Deborah Frieze
author | founder | PROFESSOR | musician
I’ve designed my life around a single inquiry: How do we create and sustain healthy, resilient, inclusive and creative communities? The initiatives I’ve spent the last few decades creating—Walk Out Walk On, the Boston Impact Initiative and the Old Oak Dojo—are profoundly interdependent. I believe that the future we wish for resides at the meeting place of our beliefs about change, the flow of resources and the spaces in which we create new possibilities.
In 2001, I walked out of my career as an executive in the high-tech industry. I was disillusioned by a business culture that emphasized short-term results, looked upon growth as an end rather than a means, and cared more about compliance than community. Since then, I’ve become an author, entrepreneur, professor and musician.
My focus on resilience began during my tenure at The Berkana Institute, where I worked to support pioneering leaders who were walking out of organizations and systems that were failing to contribute to the common good—and walking on to build resilient communities. These leaders are the subject of my award-winning book, Walk Out Walk On: A Learning Journey into Communities Daring to Live the Future Now, co-authored with Margaret Wheatley.

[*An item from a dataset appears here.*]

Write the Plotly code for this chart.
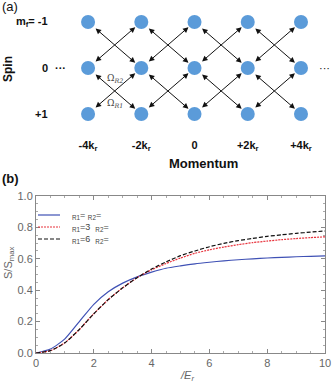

During my book tour, I found myself telling stories again and again about how it is through intimacy with place that we create the conditions for lasting change. Nearly every time, someone would ask, “So what are you doing at home?” And I had no answer to give.
All that changed in 2013 when I returned to Boston to build an urban learning center modeled after the pioneering leaders I wrote about. The Old Oak Dojo in Jamaica Plain, MA, is now my home and host to many friends, neighbors, organizers and activists who share a commitment to creating equitable and inclusive communities. In that same year, I co-founded the Boston Impact Initiative, an impact investing fund working to build a future where entrepreneurs of color and their communities have the financial, social and political power to create a sustainable, inclusive and equitable economy for generations to come.

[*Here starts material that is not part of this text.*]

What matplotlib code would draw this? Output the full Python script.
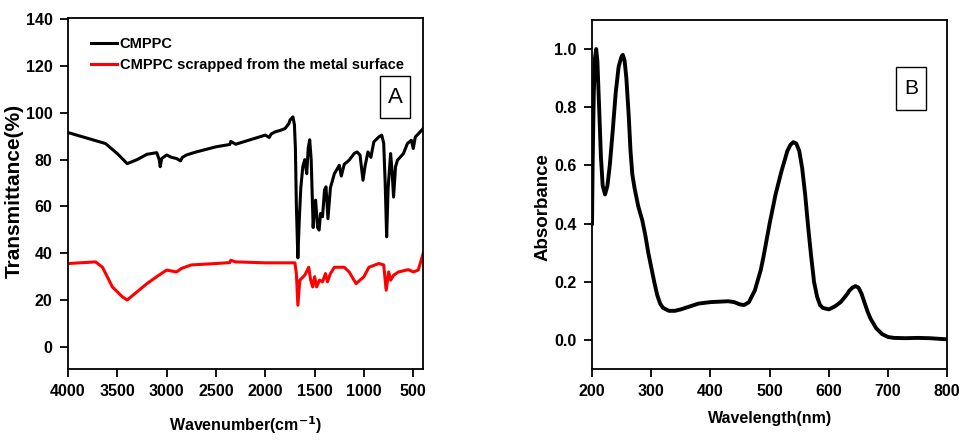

I am happy to report that I completed the process of founder succession a decade later in December 2023. The organization is today in the incredibly capable and caring hands of the BII team. I spent a few years teaching what we learned at BII about Community-Based Investing as a Professor of the Practice at Tufts University through its Certificate of Impact and Sustainable Investing. I also co-founded Unlock Ownership, a multi-donor DAF (donor advised fund) that accelerates the development of equitable asset ownership through grants and investments.
And when I’m not thinking about systems change and resilient communities, you can find me hiking with my dog, backcountry skiing, writing songs or tango dancing.